▶ [Instructions for the task] All entries must be repeated exactly; do not include the pictures.

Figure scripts
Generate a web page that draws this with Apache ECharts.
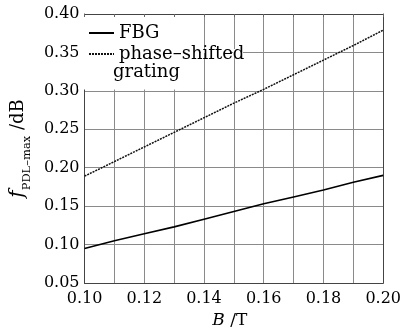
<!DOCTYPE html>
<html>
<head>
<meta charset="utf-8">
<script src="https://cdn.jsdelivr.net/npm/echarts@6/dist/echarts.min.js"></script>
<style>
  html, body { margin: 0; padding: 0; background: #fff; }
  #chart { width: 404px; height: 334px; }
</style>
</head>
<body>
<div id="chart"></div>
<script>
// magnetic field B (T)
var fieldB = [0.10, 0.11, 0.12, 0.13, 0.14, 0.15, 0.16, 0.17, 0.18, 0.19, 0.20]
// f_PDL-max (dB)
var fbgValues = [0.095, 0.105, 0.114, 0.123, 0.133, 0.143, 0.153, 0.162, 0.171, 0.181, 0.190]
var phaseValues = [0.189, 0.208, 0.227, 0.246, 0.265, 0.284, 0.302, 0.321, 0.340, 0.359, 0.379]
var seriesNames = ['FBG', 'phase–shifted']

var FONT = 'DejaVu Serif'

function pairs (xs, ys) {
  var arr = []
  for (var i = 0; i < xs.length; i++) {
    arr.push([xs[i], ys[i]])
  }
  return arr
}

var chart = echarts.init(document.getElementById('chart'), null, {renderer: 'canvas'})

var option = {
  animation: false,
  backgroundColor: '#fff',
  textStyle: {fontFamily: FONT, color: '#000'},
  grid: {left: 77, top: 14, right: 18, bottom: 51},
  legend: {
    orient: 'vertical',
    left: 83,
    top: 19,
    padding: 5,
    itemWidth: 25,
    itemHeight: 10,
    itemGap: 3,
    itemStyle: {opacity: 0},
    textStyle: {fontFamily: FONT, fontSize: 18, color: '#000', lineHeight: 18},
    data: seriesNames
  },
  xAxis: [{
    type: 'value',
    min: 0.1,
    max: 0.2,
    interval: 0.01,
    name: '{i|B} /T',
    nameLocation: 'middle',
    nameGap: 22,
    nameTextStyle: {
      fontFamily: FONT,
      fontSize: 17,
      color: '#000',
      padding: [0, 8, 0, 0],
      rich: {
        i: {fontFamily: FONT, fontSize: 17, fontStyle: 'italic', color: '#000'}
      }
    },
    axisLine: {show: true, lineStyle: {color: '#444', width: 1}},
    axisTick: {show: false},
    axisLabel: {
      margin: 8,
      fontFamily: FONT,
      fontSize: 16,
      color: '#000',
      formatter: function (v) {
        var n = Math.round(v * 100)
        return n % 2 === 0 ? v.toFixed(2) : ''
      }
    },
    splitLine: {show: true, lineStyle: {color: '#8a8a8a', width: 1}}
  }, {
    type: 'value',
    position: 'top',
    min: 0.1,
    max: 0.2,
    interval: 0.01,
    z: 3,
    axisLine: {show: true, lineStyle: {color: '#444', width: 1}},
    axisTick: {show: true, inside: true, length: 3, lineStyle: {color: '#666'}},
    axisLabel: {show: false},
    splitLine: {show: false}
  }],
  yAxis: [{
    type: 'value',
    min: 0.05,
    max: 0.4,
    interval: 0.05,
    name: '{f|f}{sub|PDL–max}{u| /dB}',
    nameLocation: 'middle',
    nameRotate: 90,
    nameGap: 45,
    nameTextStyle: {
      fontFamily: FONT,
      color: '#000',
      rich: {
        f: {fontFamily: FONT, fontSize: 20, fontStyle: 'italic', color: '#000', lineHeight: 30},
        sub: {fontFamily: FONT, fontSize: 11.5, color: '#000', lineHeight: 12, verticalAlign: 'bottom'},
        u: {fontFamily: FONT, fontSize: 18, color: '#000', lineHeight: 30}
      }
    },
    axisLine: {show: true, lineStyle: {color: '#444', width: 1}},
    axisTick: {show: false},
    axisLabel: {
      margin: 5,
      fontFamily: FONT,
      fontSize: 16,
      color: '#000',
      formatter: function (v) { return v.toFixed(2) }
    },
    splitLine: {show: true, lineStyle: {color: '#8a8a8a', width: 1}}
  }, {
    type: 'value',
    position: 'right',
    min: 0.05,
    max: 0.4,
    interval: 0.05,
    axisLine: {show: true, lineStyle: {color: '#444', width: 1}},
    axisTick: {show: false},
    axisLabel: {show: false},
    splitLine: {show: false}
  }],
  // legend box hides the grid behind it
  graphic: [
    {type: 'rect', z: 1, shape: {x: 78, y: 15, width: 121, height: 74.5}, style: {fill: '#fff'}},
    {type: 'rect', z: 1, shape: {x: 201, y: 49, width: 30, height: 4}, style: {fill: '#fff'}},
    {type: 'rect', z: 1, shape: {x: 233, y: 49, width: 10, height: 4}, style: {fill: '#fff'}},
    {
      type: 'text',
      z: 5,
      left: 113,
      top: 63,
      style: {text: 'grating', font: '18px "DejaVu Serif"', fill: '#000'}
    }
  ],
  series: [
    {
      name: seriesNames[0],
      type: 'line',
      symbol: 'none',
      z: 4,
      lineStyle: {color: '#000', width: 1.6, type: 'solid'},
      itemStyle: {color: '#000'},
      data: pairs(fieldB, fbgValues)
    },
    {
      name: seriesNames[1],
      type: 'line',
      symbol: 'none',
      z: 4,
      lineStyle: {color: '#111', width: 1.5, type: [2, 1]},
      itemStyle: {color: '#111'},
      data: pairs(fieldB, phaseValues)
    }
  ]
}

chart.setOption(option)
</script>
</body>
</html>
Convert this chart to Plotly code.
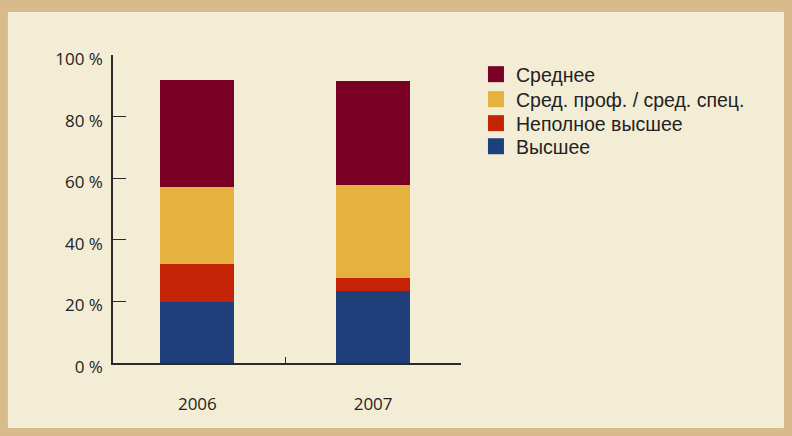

▶ [Reply]
Generate a web page that draws this with Apache ECharts.
<!DOCTYPE html>
<html>
<head>
<meta charset="utf-8">
<script src="https://cdn.jsdelivr.net/npm/echarts@6/dist/echarts.min.js"></script>
<style>
  html, body { margin: 0; padding: 0; background: #fff; }
  #chart { width: 404px; height: 334px; }
</style>
</head>
<body>
<div id="chart"></div>
<script>
// magnetic field B (T)
var fieldB = [0.10, 0.11, 0.12, 0.13, 0.14, 0.15, 0.16, 0.17, 0.18, 0.19, 0.20]
// f_PDL-max (dB)
var fbgValues = [0.095, 0.105, 0.114, 0.123, 0.133, 0.143, 0.153, 0.162, 0.171, 0.181, 0.190]
var phaseValues = [0.189, 0.208, 0.227, 0.246, 0.265, 0.284, 0.302, 0.321, 0.340, 0.359, 0.379]
var seriesNames = ['FBG', 'phase–shifted']

var FONT = 'DejaVu Serif'

function pairs (xs, ys) {
  var arr = []
  for (var i = 0; i < xs.length; i++) {
    arr.push([xs[i], ys[i]])
  }
  return arr
}

var chart = echarts.init(document.getElementById('chart'), null, {renderer: 'canvas'})

var option = {
  animation: false,
  backgroundColor: '#fff',
  textStyle: {fontFamily: FONT, color: '#000'},
  grid: {left: 77, top: 14, right: 18, bottom: 51},
  legend: {
    orient: 'vertical',
    left: 83,
    top: 19,
    padding: 5,
    itemWidth: 25,
    itemHeight: 10,
    itemGap: 3,
    itemStyle: {opacity: 0},
    textStyle: {fontFamily: FONT, fontSize: 18, color: '#000', lineHeight: 18},
    data: seriesNames
  },
  xAxis: [{
    type: 'value',
    min: 0.1,
    max: 0.2,
    interval: 0.01,
    name: '{i|B} /T',
    nameLocation: 'middle',
    nameGap: 22,
    nameTextStyle: {
      fontFamily: FONT,
      fontSize: 17,
      color: '#000',
      padding: [0, 8, 0, 0],
      rich: {
        i: {fontFamily: FONT, fontSize: 17, fontStyle: 'italic', color: '#000'}
      }
    },
    axisLine: {show: true, lineStyle: {color: '#444', width: 1}},
    axisTick: {show: false},
    axisLabel: {
      margin: 8,
      fontFamily: FONT,
      fontSize: 16,
      color: '#000',
      formatter: function (v) {
        var n = Math.round(v * 100)
        return n % 2 === 0 ? v.toFixed(2) : ''
      }
    },
    splitLine: {show: true, lineStyle: {color: '#8a8a8a', width: 1}}
  }, {
    type: 'value',
    position: 'top',
    min: 0.1,
    max: 0.2,
    interval: 0.01,
    z: 3,
    axisLine: {show: true, lineStyle: {color: '#444', width: 1}},
    axisTick: {show: true, inside: true, length: 3, lineStyle: {color: '#666'}},
    axisLabel: {show: false},
    splitLine: {show: false}
  }],
  yAxis: [{
    type: 'value',
    min: 0.05,
    max: 0.4,
    interval: 0.05,
    name: '{f|f}{sub|PDL–max}{u| /dB}',
    nameLocation: 'middle',
    nameRotate: 90,
    nameGap: 45,
    nameTextStyle: {
      fontFamily: FONT,
      color: '#000',
      rich: {
        f: {fontFamily: FONT, fontSize: 20, fontStyle: 'italic', color: '#000', lineHeight: 30},
        sub: {fontFamily: FONT, fontSize: 11.5, color: '#000', lineHeight: 12, verticalAlign: 'bottom'},
        u: {fontFamily: FONT, fontSize: 18, color: '#000', lineHeight: 30}
      }
    },
    axisLine: {show: true, lineStyle: {color: '#444', width: 1}},
    axisTick: {show: false},
    axisLabel: {
      margin: 5,
      fontFamily: FONT,
      fontSize: 16,
      color: '#000',
      formatter: function (v) { return v.toFixed(2) }
    },
    splitLine: {show: true, lineStyle: {color: '#8a8a8a', width: 1}}
  }, {
    type: 'value',
    position: 'right',
    min: 0.05,
    max: 0.4,
    interval: 0.05,
    axisLine: {show: true, lineStyle: {color: '#444', width: 1}},
    axisTick: {show: false},
    axisLabel: {show: false},
    splitLine: {show: false}
  }],
  // legend box hides the grid behind it
  graphic: [
    {type: 'rect', z: 1, shape: {x: 78, y: 15, width: 121, height: 74.5}, style: {fill: '#fff'}},
    {type: 'rect', z: 1, shape: {x: 201, y: 49, width: 30, height: 4}, style: {fill: '#fff'}},
    {type: 'rect', z: 1, shape: {x: 233, y: 49, width: 10, height: 4}, style: {fill: '#fff'}},
    {
      type: 'text',
      z: 5,
      left: 113,
      top: 63,
      style: {text: 'grating', font: '18px "DejaVu Serif"', fill: '#000'}
    }
  ],
  series: [
    {
      name: seriesNames[0],
      type: 'line',
      symbol: 'none',
      z: 4,
      lineStyle: {color: '#000', width: 1.6, type: 'solid'},
      itemStyle: {color: '#000'},
      data: pairs(fieldB, fbgValues)
    },
    {
      name: seriesNames[1],
      type: 'line',
      symbol: 'none',
      z: 4,
      lineStyle: {color: '#111', width: 1.5, type: [2, 1]},
      itemStyle: {color: '#111'},
      data: pairs(fieldB, phaseValues)
    }
  ]
}

chart.setOption(option)
</script>
</body>
</html>
Convert this chart to Plotly code.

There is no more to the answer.